BRIEF
Leaving out the pictures, retype the lines from the beginning of the listing through the line containing "740, 620, 510];".

DATA PROVIDED
━━━━━━━━

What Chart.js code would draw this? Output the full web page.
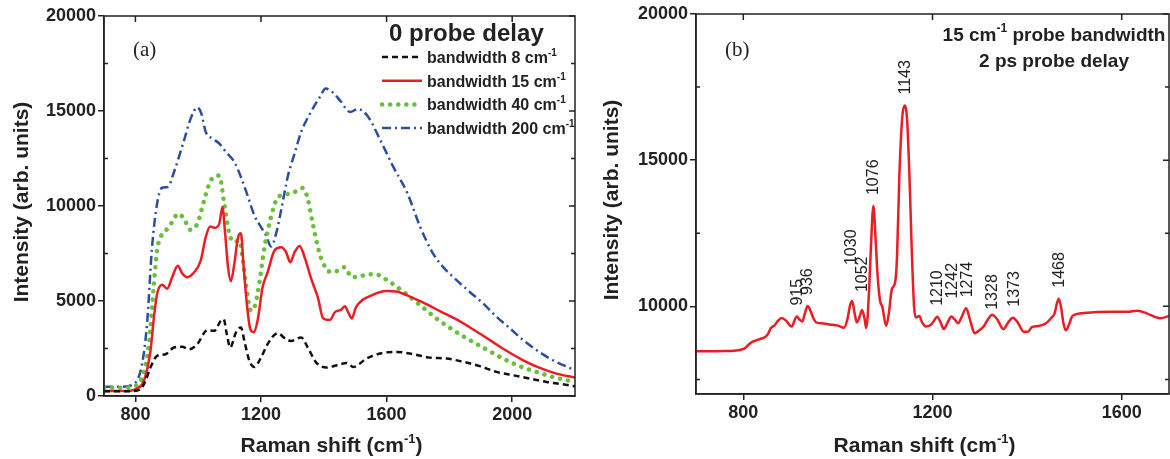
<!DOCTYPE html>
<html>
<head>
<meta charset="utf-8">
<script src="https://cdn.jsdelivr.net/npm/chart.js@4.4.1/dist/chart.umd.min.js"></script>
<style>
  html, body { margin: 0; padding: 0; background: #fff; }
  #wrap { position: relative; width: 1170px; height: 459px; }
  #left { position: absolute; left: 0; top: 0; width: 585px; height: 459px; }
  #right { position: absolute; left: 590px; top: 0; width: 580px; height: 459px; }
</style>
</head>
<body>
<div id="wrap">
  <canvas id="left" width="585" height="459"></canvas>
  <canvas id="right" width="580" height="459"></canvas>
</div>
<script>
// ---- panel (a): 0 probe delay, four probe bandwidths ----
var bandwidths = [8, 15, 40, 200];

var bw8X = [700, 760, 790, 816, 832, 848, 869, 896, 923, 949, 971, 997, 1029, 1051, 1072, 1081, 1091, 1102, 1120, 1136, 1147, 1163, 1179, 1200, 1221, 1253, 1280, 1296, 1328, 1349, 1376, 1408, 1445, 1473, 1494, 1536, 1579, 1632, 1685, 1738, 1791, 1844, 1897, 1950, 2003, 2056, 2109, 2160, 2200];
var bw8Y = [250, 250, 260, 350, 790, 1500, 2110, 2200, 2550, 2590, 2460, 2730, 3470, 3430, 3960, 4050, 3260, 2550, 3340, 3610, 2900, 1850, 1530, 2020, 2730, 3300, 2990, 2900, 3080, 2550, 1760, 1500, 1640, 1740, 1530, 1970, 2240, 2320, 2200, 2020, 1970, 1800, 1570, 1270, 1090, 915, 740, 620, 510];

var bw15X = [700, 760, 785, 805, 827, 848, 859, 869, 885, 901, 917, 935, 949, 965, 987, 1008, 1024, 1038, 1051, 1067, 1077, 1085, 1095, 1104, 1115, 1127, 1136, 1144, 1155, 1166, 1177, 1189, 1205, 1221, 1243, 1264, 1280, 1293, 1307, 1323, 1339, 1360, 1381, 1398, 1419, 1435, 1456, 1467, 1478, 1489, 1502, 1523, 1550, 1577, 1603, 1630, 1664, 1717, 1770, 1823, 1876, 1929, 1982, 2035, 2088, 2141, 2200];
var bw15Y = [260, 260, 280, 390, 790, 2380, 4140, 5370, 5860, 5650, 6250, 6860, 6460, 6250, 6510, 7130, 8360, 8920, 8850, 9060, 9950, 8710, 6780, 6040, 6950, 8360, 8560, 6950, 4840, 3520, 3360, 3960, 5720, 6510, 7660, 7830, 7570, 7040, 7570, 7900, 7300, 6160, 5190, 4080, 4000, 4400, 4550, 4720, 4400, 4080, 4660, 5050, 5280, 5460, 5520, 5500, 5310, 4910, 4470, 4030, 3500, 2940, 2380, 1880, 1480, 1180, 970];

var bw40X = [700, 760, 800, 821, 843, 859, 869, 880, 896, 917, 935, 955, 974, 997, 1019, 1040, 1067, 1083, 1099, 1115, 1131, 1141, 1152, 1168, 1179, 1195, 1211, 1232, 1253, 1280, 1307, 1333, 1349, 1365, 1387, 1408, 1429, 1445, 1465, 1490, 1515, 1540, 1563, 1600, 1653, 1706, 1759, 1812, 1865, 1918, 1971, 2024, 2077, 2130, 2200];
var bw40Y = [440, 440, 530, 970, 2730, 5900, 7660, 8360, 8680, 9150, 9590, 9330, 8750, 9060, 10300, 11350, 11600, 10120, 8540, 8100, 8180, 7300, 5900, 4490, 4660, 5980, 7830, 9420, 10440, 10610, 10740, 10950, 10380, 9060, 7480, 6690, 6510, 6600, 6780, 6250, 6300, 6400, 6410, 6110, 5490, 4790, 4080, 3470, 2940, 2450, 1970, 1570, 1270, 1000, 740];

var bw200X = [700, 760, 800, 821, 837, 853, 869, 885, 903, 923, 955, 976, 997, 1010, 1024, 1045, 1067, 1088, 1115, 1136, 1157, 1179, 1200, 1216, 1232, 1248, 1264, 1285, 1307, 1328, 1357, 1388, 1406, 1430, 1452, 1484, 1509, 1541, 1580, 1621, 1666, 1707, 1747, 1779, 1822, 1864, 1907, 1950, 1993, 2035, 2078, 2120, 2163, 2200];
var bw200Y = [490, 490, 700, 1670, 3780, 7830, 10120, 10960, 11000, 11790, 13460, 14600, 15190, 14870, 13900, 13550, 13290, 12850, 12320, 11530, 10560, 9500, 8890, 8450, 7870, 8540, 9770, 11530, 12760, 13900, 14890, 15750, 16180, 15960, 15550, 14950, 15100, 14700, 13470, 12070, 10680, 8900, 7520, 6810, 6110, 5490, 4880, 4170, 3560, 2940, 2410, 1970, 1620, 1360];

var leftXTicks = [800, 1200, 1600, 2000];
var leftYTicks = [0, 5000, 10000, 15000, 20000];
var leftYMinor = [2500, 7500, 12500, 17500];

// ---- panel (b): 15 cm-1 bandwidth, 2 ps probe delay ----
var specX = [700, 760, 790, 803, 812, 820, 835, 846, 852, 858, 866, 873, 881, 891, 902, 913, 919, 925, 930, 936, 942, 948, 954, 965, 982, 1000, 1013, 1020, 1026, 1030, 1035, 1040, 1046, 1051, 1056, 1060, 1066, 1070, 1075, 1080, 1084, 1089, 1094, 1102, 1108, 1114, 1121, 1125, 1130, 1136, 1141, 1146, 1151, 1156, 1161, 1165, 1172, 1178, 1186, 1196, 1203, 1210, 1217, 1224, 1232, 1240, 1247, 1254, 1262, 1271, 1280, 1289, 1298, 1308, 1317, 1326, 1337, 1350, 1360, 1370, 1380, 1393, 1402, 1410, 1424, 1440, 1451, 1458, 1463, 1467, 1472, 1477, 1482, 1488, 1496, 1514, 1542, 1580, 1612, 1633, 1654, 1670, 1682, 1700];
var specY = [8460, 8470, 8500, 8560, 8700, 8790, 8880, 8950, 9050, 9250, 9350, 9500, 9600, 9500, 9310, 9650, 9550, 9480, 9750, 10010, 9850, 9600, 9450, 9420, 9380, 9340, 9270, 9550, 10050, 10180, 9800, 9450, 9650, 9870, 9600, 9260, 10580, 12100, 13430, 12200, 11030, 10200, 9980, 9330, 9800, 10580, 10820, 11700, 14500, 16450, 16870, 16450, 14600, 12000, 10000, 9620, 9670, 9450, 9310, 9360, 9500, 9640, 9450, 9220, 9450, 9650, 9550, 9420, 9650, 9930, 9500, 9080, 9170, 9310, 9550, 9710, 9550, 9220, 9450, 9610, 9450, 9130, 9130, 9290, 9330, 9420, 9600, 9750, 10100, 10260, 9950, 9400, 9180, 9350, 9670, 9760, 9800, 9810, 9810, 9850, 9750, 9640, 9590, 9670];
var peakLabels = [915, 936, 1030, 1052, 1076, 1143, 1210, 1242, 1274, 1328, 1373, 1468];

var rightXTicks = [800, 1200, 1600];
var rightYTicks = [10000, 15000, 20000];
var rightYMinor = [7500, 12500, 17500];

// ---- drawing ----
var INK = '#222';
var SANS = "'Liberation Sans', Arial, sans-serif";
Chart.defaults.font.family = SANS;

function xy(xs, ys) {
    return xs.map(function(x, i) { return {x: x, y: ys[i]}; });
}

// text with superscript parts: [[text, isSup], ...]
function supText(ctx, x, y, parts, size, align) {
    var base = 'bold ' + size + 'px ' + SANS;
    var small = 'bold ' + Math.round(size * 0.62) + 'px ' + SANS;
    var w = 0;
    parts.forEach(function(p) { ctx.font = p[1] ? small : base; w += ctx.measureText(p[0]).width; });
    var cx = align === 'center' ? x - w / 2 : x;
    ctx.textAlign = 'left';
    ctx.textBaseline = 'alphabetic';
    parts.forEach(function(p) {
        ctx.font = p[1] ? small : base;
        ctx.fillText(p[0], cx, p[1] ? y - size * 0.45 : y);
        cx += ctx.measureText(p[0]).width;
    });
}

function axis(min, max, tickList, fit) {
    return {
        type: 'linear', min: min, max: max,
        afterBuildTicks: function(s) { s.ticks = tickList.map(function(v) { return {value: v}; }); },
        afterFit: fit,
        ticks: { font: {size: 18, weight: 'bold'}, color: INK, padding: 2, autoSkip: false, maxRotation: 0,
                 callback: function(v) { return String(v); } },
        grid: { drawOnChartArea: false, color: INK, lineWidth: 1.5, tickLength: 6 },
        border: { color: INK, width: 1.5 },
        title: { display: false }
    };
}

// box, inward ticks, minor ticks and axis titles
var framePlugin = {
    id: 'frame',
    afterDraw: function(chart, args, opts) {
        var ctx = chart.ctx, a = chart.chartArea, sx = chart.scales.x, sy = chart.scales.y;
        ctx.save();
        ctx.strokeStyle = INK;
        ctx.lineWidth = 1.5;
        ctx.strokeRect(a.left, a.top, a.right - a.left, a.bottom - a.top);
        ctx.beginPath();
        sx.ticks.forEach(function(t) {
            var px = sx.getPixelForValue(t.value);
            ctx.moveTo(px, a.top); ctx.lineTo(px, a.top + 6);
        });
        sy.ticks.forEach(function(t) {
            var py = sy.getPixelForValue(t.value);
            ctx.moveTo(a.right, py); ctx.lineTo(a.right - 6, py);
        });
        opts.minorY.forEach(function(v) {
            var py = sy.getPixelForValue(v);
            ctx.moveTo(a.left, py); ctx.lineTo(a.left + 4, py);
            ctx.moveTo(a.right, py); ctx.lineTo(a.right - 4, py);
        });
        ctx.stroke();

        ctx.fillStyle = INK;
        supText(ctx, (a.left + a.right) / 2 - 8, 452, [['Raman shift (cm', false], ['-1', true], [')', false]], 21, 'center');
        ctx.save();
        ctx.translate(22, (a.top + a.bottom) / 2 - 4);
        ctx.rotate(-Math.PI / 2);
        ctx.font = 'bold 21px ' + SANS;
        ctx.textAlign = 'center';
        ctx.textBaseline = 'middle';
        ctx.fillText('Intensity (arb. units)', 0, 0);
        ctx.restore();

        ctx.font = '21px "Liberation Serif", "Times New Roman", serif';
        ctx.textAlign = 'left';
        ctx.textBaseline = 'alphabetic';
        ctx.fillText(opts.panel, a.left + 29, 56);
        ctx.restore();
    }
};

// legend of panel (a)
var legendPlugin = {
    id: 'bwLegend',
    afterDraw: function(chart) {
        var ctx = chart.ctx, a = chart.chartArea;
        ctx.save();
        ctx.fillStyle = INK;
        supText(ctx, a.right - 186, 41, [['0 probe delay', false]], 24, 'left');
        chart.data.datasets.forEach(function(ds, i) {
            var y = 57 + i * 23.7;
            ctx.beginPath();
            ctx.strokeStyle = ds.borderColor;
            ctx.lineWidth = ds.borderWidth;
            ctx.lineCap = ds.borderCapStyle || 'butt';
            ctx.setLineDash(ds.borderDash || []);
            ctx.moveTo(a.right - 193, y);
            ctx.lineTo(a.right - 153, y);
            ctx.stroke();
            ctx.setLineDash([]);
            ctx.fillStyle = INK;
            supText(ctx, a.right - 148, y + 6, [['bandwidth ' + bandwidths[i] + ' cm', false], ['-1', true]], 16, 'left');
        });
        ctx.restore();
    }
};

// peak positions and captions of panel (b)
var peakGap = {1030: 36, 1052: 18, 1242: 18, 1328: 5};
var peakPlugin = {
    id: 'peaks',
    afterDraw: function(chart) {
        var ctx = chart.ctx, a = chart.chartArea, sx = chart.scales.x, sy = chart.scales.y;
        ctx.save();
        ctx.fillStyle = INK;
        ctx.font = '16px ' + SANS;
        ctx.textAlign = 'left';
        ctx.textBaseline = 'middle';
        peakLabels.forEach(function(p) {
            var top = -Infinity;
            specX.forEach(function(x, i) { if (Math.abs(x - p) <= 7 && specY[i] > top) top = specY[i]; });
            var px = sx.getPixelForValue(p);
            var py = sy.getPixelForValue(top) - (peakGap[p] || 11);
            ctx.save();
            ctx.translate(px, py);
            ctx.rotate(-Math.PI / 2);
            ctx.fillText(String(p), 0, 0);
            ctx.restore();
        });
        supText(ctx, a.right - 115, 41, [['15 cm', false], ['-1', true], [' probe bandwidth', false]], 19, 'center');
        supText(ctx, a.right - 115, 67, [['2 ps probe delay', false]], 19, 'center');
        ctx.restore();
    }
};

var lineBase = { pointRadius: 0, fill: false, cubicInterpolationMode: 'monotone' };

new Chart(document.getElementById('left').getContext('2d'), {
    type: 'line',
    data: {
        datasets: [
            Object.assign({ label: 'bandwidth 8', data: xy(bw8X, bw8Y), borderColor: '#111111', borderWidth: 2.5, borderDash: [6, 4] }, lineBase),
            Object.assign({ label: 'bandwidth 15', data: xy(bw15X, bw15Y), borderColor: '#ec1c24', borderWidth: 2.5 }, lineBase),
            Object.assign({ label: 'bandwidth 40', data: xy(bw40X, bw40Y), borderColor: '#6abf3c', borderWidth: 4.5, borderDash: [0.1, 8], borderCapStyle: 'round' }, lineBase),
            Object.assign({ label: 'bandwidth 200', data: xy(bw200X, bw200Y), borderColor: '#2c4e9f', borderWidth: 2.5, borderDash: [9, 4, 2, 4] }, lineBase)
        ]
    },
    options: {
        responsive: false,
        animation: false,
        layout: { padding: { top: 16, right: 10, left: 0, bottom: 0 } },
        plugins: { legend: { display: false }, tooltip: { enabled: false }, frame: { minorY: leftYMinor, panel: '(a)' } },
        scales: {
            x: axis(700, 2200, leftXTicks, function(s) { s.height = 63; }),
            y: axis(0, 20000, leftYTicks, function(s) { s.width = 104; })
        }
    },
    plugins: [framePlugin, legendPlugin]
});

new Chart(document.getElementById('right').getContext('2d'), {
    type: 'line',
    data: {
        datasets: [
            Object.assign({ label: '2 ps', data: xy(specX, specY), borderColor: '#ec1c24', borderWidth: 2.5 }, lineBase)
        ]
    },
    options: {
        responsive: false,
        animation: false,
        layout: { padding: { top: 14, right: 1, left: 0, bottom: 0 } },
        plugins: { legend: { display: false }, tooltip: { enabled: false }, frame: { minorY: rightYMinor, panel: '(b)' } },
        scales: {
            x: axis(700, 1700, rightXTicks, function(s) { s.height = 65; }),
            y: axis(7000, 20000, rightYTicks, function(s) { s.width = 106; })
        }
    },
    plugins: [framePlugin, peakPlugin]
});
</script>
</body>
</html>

━━━━━━━━

OUTPUT OF THE EXERCISE
What Chart.js code would draw this? Output the full web page.
<!DOCTYPE html>
<html>
<head>
<meta charset="utf-8">
<script src="https://cdn.jsdelivr.net/npm/chart.js@4.4.1/dist/chart.umd.min.js"></script>
<style>
  html, body { margin: 0; padding: 0; background: #fff; }
  #wrap { position: relative; width: 1170px; height: 459px; }
  #left { position: absolute; left: 0; top: 0; width: 585px; height: 459px; }
  #right { position: absolute; left: 590px; top: 0; width: 580px; height: 459px; }
</style>
</head>
<body>
<div id="wrap">
  <canvas id="left" width="585" height="459"></canvas>
  <canvas id="right" width="580" height="459"></canvas>
</div>
<script>
// ---- panel (a): 0 probe delay, four probe bandwidths ----
var bandwidths = [8, 15, 40, 200];

var bw8X = [700, 760, 790, 816, 832, 848, 869, 896, 923, 949, 971, 997, 1029, 1051, 1072, 1081, 1091, 1102, 1120, 1136, 1147, 1163, 1179, 1200, 1221, 1253, 1280, 1296, 1328, 1349, 1376, 1408, 1445, 1473, 1494, 1536, 1579, 1632, 1685, 1738, 1791, 1844, 1897, 1950, 2003, 2056, 2109, 2160, 2200];
var bw8Y = [250, 250, 260, 350, 790, 1500, 2110, 2200, 2550, 2590, 2460, 2730, 3470, 3430, 3960, 4050, 3260, 2550, 3340, 3610, 2900, 1850, 1530, 2020, 2730, 3300, 2990, 2900, 3080, 2550, 1760, 1500, 1640, 1740, 1530, 1970, 2240, 2320, 2200, 2020, 1970, 1800, 1570, 1270, 1090, 915, 740, 620, 510];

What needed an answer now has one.